◆ **EXERCISE GOAL**
Give back the records below exactly, every one, with no pictures.

Start of RECORDS SHOWN

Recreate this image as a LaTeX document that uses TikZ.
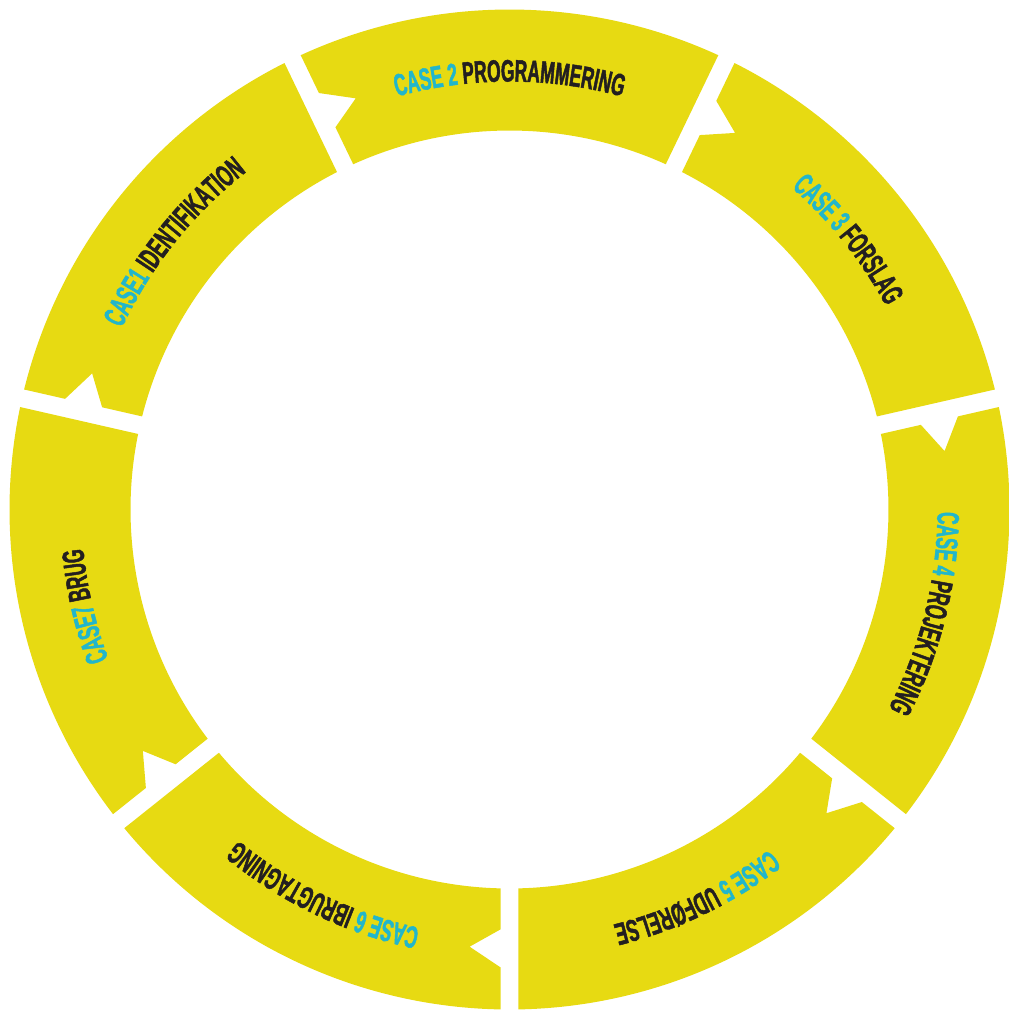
\documentclass[tikz,border=0pt]{standalone}
\usepackage{fontspec}
\newfontfamily\casefont{Liberation Sans}[FakeStretch=0.56,FakeBold=1.5]
\newcommand\lblfont{\casefont\bfseries\fontsize{31pt}{31pt}\selectfont}
\newcommand\cyanfmt{\lblfont\color{casecyan}}
\newcommand\darkfmt{\lblfont\color{casedark}}
\usetikzlibrary{decorations.text}
\definecolor{segyellow}{HTML}{E7DA12}
\definecolor{casecyan}{HTML}{22B6CB}
\definecolor{casedark}{HTML}{231F20}
\tikzset{
  segment/.style={fill=segyellow},
  caselabel/.style={decorate, decoration={text along path, text align=center, text={#1}}}
}
\begin{document}
\begin{tikzpicture}
\useasboundingbox (-509.5pt,-500.5pt) rectangle (499.5pt,509.5pt);
% seven ring segments, clockwise, each with a notch at its start
\foreach \k in {1,...,7}{
  \pgfmathsetmacro\ts{167.142857-(\k-1)*51.428571}
  \pgfmathsetmacro\te{\ts-51.428571}
  \pgfmathsetmacro\aOs{\ts-1.031}
  \pgfmathsetmacro\aOe{\te+1.031}
  \pgfmathsetmacro\aIe{\te+1.361}
  \pgfmathsetmacro\aIs{\ts-1.361}
  \pgfmathsetmacro\nA{\ts-1.228}
  \pgfmathsetmacro\nT{\ts-5.21}
  \pgfmathsetmacro\nB{\ts-1.126}
  \fill[segment] (\aOs:500pt) arc[start angle=\aOs, end angle=\aOe, radius=500pt]
    -- (\aIe:379pt) arc[start angle=\aIe, end angle=\aIs, radius=379pt]
    -- (\nA:420pt) -- (\nT:439pt) -- (\nB:458pt) -- cycle;
}
% labels along the ring
\path[caselabel={|\cyanfmt|CASE1 |\darkfmt|IDENTIFIKATION}]
  (181.428571:428pt) arc[start angle=181.428571, end angle=101.428571, radius=428pt];
\path[caselabel={|\cyanfmt|CASE 2 |\darkfmt|PROGRAMMERING}]
  (130:428pt) arc[start angle=130, end angle=50, radius=428pt];
\path[caselabel={|\cyanfmt|CASE 3 |\darkfmt|FORSLAG}]
  (78.571429:428pt) arc[start angle=78.571429, end angle=-1.428571, radius=428pt];
\path[caselabel={|\cyanfmt|CASE 4 |\darkfmt|PROJEKTERING}]
  (26:428pt) arc[start angle=26, end angle=-54, radius=428pt];
\path[caselabel={|\cyanfmt|CASE 5 |\darkfmt|UDFØRELSE}]
  (-24.285714:428pt) arc[start angle=-24.285714, end angle=-104.285714, radius=428pt];
\path[caselabel={|\cyanfmt|CASE 6 |\darkfmt|IBRUGTAGNING}]
  (-75.714286:428pt) arc[start angle=-75.714286, end angle=-155.714286, radius=428pt];
\path[caselabel={|\cyanfmt|CASE7 |\darkfmt|BRUG}]
  (-127.142857:428pt) arc[start angle=-127.142857, end angle=-207.142857, radius=428pt];
\end{tikzpicture}
\end{document}
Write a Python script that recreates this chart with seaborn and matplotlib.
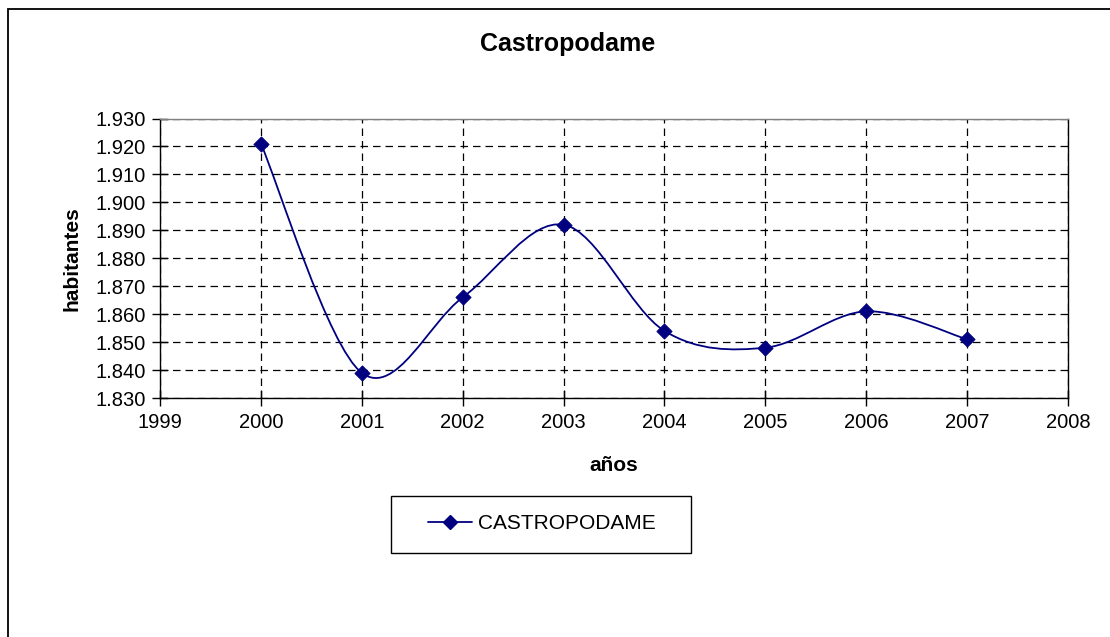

End of RECORDS SHOWN

◆ **WRITTEN SOLUTION**
Recreate this image as a LaTeX document that uses TikZ.
\documentclass[tikz,border=0pt]{standalone}
\usepackage{fontspec}
\newfontfamily\casefont{Liberation Sans}[FakeStretch=0.56,FakeBold=1.5]
\newcommand\lblfont{\casefont\bfseries\fontsize{31pt}{31pt}\selectfont}
\newcommand\cyanfmt{\lblfont\color{casecyan}}
\newcommand\darkfmt{\lblfont\color{casedark}}
\usetikzlibrary{decorations.text}
\definecolor{segyellow}{HTML}{E7DA12}
\definecolor{casecyan}{HTML}{22B6CB}
\definecolor{casedark}{HTML}{231F20}
\tikzset{
  segment/.style={fill=segyellow},
  caselabel/.style={decorate, decoration={text along path, text align=center, text={#1}}}
}
\begin{document}
\begin{tikzpicture}
\useasboundingbox (-509.5pt,-500.5pt) rectangle (499.5pt,509.5pt);
% seven ring segments, clockwise, each with a notch at its start
\foreach \k in {1,...,7}{
  \pgfmathsetmacro\ts{167.142857-(\k-1)*51.428571}
  \pgfmathsetmacro\te{\ts-51.428571}
  \pgfmathsetmacro\aOs{\ts-1.031}
  \pgfmathsetmacro\aOe{\te+1.031}
  \pgfmathsetmacro\aIe{\te+1.361}
  \pgfmathsetmacro\aIs{\ts-1.361}
  \pgfmathsetmacro\nA{\ts-1.228}
  \pgfmathsetmacro\nT{\ts-5.21}
  \pgfmathsetmacro\nB{\ts-1.126}
  \fill[segment] (\aOs:500pt) arc[start angle=\aOs, end angle=\aOe, radius=500pt]
    -- (\aIe:379pt) arc[start angle=\aIe, end angle=\aIs, radius=379pt]
    -- (\nA:420pt) -- (\nT:439pt) -- (\nB:458pt) -- cycle;
}
% labels along the ring
\path[caselabel={|\cyanfmt|CASE1 |\darkfmt|IDENTIFIKATION}]
  (181.428571:428pt) arc[start angle=181.428571, end angle=101.428571, radius=428pt];
\path[caselabel={|\cyanfmt|CASE 2 |\darkfmt|PROGRAMMERING}]
  (130:428pt) arc[start angle=130, end angle=50, radius=428pt];
\path[caselabel={|\cyanfmt|CASE 3 |\darkfmt|FORSLAG}]
  (78.571429:428pt) arc[start angle=78.571429, end angle=-1.428571, radius=428pt];
\path[caselabel={|\cyanfmt|CASE 4 |\darkfmt|PROJEKTERING}]
  (26:428pt) arc[start angle=26, end angle=-54, radius=428pt];
\path[caselabel={|\cyanfmt|CASE 5 |\darkfmt|UDFØRELSE}]
  (-24.285714:428pt) arc[start angle=-24.285714, end angle=-104.285714, radius=428pt];
\path[caselabel={|\cyanfmt|CASE 6 |\darkfmt|IBRUGTAGNING}]
  (-75.714286:428pt) arc[start angle=-75.714286, end angle=-155.714286, radius=428pt];
\path[caselabel={|\cyanfmt|CASE7 |\darkfmt|BRUG}]
  (-127.142857:428pt) arc[start angle=-127.142857, end angle=-207.142857, radius=428pt];
\end{tikzpicture}
\end{document}
Write a Python script that recreates this chart with seaborn and matplotlib.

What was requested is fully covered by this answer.